“If a window in a building is broken and is left unrepaired,” they observed, “all the rest of the windows will soon be broken.” said James Q. Wilson and George L. Kelling in an influential article in The Atlantic. According to Wilson and Kelling, tracking down petty crimes like jaywalking, jumping over the turnstiles, making a drunken threat to a police officer, and others, will prevent the society from developing citizens who will someday commit a more serious crime; believing that the same people commmiting the small crimes would be commiting murder, rape, grand larceny, and others, in the future.

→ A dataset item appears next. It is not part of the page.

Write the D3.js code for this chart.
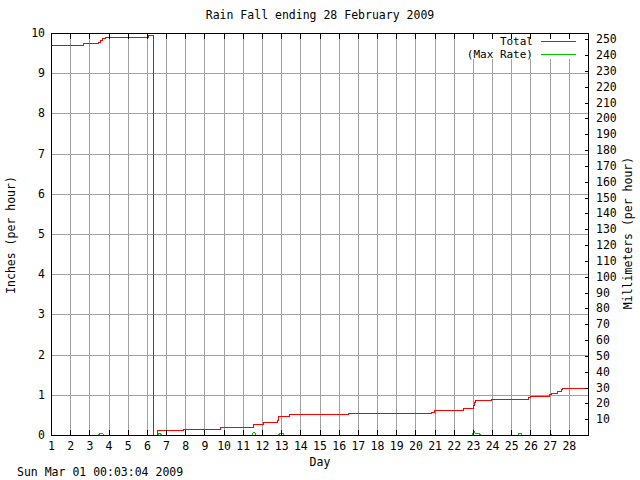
<!DOCTYPE html>
<html>
<head>
<meta charset="utf-8">
<script src="https://cdn.jsdelivr.net/npm/d3@7/dist/d3.min.js"></script>
<style>
  html, body { margin: 0; padding: 0; background: #fff; }
  svg text { font-family: "DejaVu Sans Mono", monospace; font-size: 11.5px; fill: #000; }
  svg text.leg { font-size: 11px; }
</style>
</head>
<body>
<svg id="chart" width="640" height="480"></svg>
<script>
// ---- data ----
const title = "Rain Fall ending 28 February 2009";
const footer = "Sun Mar 01 00:03:04 2009";
const dayTicks = [1,2,3,4,5,6,7,8,9,10,11,12,13,14,15,16,17,18,19,20,21,22,23,24,25,26,27,28];
const inchTicks = [0,1,2,3,4,5,6,7,8,9,10];
const mmTicks = [10,20,30,40,50,60,70,80,90,100,110,120,130,140,150,160,170,180,190,200,210,220,230,240,250];

// Total (cumulative, inches), step-after
const totalDays = [1.0, 2.68, 3.47, 3.56, 3.66, 3.80, 6.07, 6.33, 6.55, 7.87, 9.81, 11.52, 12.04, 12.77, 12.86, 13.42, 16.47, 20.80, 20.95, 22.46, 22.99, 23.05, 23.12, 23.95, 25.85, 25.95, 26.95, 27.05, 27.40, 27.60, 27.65, 29.0];
const totalIn  = [9.70, 9.74, 9.78, 9.83, 9.87, 9.89, 9.94, 0.00, 0.12, 0.15, 0.19, 0.27, 0.32, 0.37, 0.47, 0.52, 0.54, 0.58, 0.62, 0.66, 0.75, 0.82, 0.86, 0.885, 0.95, 0.97, 1.02, 1.05, 1.10, 1.14, 1.18, 1.18];

// Max rate (inches per hour)
const rateDays = [1.0, 3.45, 3.52, 3.68, 3.75, 6.55, 6.58, 6.70, 6.73, 11.45, 11.53, 11.60, 11.67, 12.85, 12.87, 13.10, 13.12, 22.95, 23.00, 23.08, 23.12, 23.32, 23.38, 25.35, 25.37, 25.50, 25.52, 26.97, 27.00, 27.05, 27.08, 29.0];
const rateIn   = [0, 0, 0.05, 0.05, 0, 0, 0.04, 0.04, 0, 0, 0.08, 0.08, 0, 0, 0.04, 0.04, 0, 0, 0.12, 0.07, 0.04, 0.04, 0, 0, 0.04, 0.04, 0, 0, 0.03, 0.03, 0, 0];

const legendLabels = ["Total", "(Max Rate)"];
const legendColors = ["#ff0000", "#00c000"];

// ---- layout ----
const L = 51, R = 588, T = 33, B = 435;
const svg = d3.select("#chart");
const x = d3.scaleLinear().domain([1, 29]).range([L, R]);
const y = d3.scaleLinear().domain([0, 10]).range([B, T]);
const yMm = d3.scaleLinear().domain([0, 254]).range([B, T]);
const px = v => Math.round(v) + 0.5;

const g = svg.append("g").attr("shape-rendering", "crispEdges");

// grid
g.selectAll(".vg").data(dayTicks.filter(d => d > 1)).enter().append("line")
  .attr("x1", d => px(x(d))).attr("x2", d => px(x(d)))
  .attr("y1", T).attr("y2", B)
  .attr("stroke", "#a0a0a0");
g.selectAll(".hg").data(inchTicks.filter(d => d > 0 && d < 10)).enter().append("line")
  .attr("x1", L).attr("x2", R)
  .attr("y1", d => px(y(d))).attr("y2", d => px(y(d)))
  .attr("stroke", "#a0a0a0");

// legend background
g.append("rect").attr("x", 462).attr("y", 35).attr("width", 124).attr("height", 24).attr("fill", "#fff");

// series
const rateLine = d3.line().x((d, i) => px(x(rateDays[i]))).y((d, i) => px(y(rateIn[i])));
g.append("path").attr("d", rateLine(rateIn)).attr("fill", "none").attr("stroke", legendColors[1]).attr("stroke-width", 1);

// frame
g.append("rect").attr("x", L + 0.5).attr("y", T + 0.5).attr("width", Math.round(R - L)).attr("height", B - T)
  .attr("fill", "none").attr("stroke", "#000");

const totalLine = d3.line().curve(d3.curveStepAfter).x((d, i) => px(x(totalDays[i]))).y((d, i) => px(y(totalIn[i])));
g.append("path").attr("d", totalLine(totalIn)).attr("fill", "none").attr("stroke", legendColors[0]).attr("stroke-width", 1);

// redraw bottom axis line over series
g.append("line").attr("x1", L).attr("x2", R + 1).attr("y1", B + 0.5).attr("y2", B + 0.5).attr("stroke", "#000");

// top & bottom ticks
g.selectAll(".tt").data(dayTicks).enter().append("line")
  .attr("x1", d => px(x(d))).attr("x2", d => px(x(d)))
  .attr("y1", T).attr("y2", T + 6).attr("stroke", "#000");
g.selectAll(".bt").data(dayTicks).enter().append("line")
  .attr("x1", d => px(x(d))).attr("x2", d => px(x(d)))
  .attr("y1", B - 5).attr("y2", B + 1).attr("stroke", "#000");

// right mm ticks
g.selectAll(".rt").data(mmTicks).enter().append("line")
  .attr("x1", px(R) - 4).attr("x2", px(R))
  .attr("y1", d => px(yMm(d))).attr("y2", d => px(yMm(d)))
  .attr("stroke", "#000");

// labels
svg.selectAll(".xl").data(dayTicks).enter().append("text")
  .attr("x", d => x(d) + 0.5).attr("y", 450).attr("text-anchor", "middle").text(d => d);
svg.selectAll(".yl").data(inchTicks).enter().append("text")
  .attr("x", 45).attr("y", d => y(d) + 4).attr("text-anchor", "end").text(d => d);
svg.selectAll(".ml").data(mmTicks).enter().append("text")
  .attr("x", 596).attr("y", d => yMm(d) + 4).attr("text-anchor", "start").text(d => d);

svg.append("text").attr("x", 320).attr("y", 19).attr("text-anchor", "middle").text(title);
svg.append("text").attr("x", 320).attr("y", 466).attr("text-anchor", "middle").text("Day");
svg.append("text").attr("x", 17).attr("y", 476).attr("text-anchor", "start").text(footer);
svg.append("text").attr("transform", "translate(15,235) rotate(-90)").attr("text-anchor", "middle").text("Inches (per hour)");
svg.append("text").attr("transform", "translate(632,233) rotate(-90)").attr("text-anchor", "middle").text("Millimeters (per hour)");

// legend
legendLabels.forEach((lab, i) => {
  const ly = 41 + i * 13;
  svg.append("text").attr("class", "leg").attr("x", 533).attr("y", ly + 4).attr("text-anchor", "end").text(lab);
  g.append("line").attr("x1", 541).attr("x2", 576).attr("y1", ly + 0.5).attr("y2", ly + 0.5)
    .attr("stroke", legendColors[i]);
});
</script>
</body>
</html>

I was, unfortunately, one of the people who were given a “ticket” for swiping my Metrocard in a subway station and letting my younger sister in with me. I was 18-years-old at that time. As I approached the train cart, one foot already inside the train, 3 police officers stopped me and my sister. One of the police men asked me what I did back in the turnstile, obviously knowing already what I did, and I didn’t lie. It wasn’t a long conversation. The men gave me and my sister a ticket each, saying that this is just a warning and we better not do it again. I asked if I need to pay a fine but they kept telling me that it is just a warning. Two months later, I found out that it is not.
My sister and I were fined $150 each. In the court appeal, I was trying to tell the judge that the police officers told me that I don’t need to pay for anything, and that the tickets were only a warning, but I wasn’t granted an appeal since I did not have the officers’ names. Originally, the fine was $50 each but since my sister and I didn’t pay it after an apparent due date, the fine was tripled.
I was 18-years old. My sister was $14-years-old. She literally had to beg me to allow her to come with me to visit my aunts because she doesn’t have $2.50 to pay for the train ride. Why did we have to pay an amount that a minimum wage full-time worker would have to work on for most of the week to earn? To be honest, I didn’t learn anything from the experience but distrust in the policing system since I would have never done this if I had other options. Instead of averting the problem, the broken windows policy is causing more problems to its victims – especially for the lower income individuals.
It didn’t make sense to me then. It doesn’t make sense to me now.